Wer weiß, ob die CSU nach 2013 noch Posten zu vergeben hat

Dass Seehofer darüber hinaus in seiner tagespolitischen Beweglichkeit mal eben Studiengebühren in Frage stellt oder über kostenfreie Kindergartenjahre sinniert, ohne die Folgen für den Haushalt mit Fahrenschon abzuklären, gehört zu den kleineren Sticheleien, an die man sich als Seehofer-Untertan gewöhnen muss. Chef des mächtigen CSU-Bezirks Oberbayern durfte Fahrenschon nicht werden, weil Seehofer sich die Frauenquote in den Kopf gesetzt hatte und Ilse Aigner bevorzugte. Fahrenschon nahm es hin. Vielleicht reicht es ihm jetzt.

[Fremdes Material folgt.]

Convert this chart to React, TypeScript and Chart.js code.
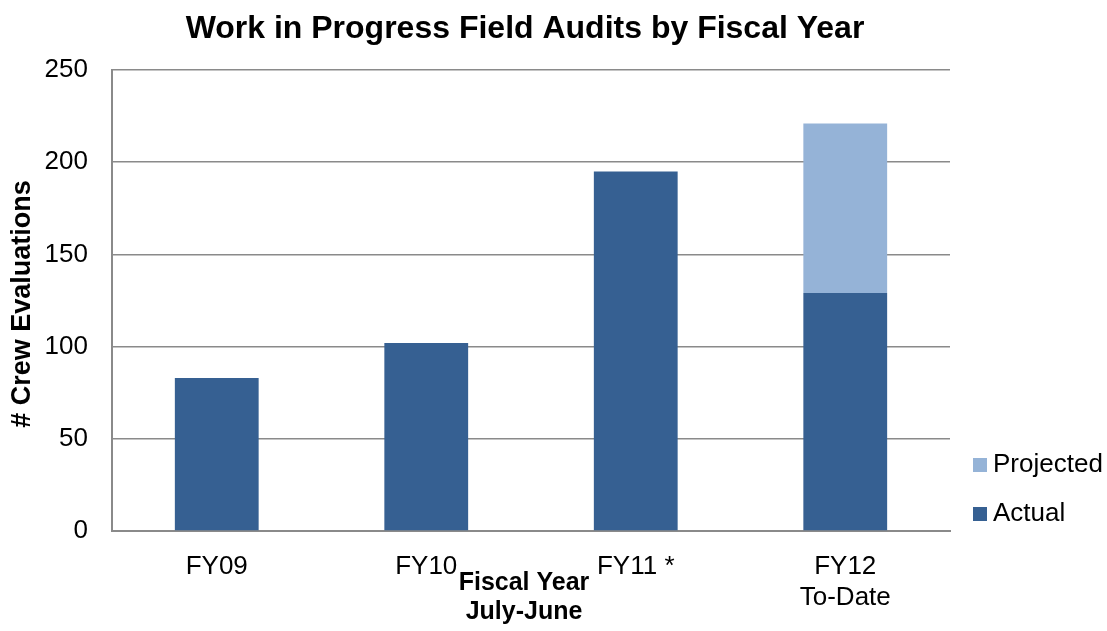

Auch seine Frau wird bei der Entscheidungsfindung sicher eine große Rolle gespielt haben. Sie hatte schon bei Seehofer persönlich interveniert, als der CSU-Chef Fahrenschon als Ersatz für den zurückgetretenen Verteidigungsminister Karl-Theodor zu Guttenberg nach Berlin schicken wollte. Wer wusste damals schon, wie lange die Koalition noch hält. Und ob Schwarz-Gelb nach der Landtagswahl 2013 in Bayern noch Posten zu vergeben hat, ist auch nicht mehr so sicher. Sparkassenpräsident könnte Fahrenschon dagegen bis zur Rente bleiben.

Fahrenschon kann sich aber denken, wie ein Wechsel bei Bayerns Wirtschaft und bei den Bürgern ankommen würde: als Flucht. Dem Ansehen der Staatsregierung würde dies Verhalten schaden, für Seehofer ist die Kandidatur schon ein schwerer Schlag. Fahrenschon wäre nach Staatssekretär Bernd Weiß und Staatskanzleichef Siegfried Schneider das dritte Kabinettsmitglied, das ihm den Rücken kehrt. Er dürfte Bedenken gehabt haben, dies seiner CSU anzutun, der er viel zu verdanken hat. Sie machte den Bundestagsabgeordneten 2007 zum Finanzstaatssekretär in Bayern, ein Jahr später zum Minister. Von solchen Karrieresprüngen träumen andere in der Partei ein Leben lang. Jetzt denkt er an sich.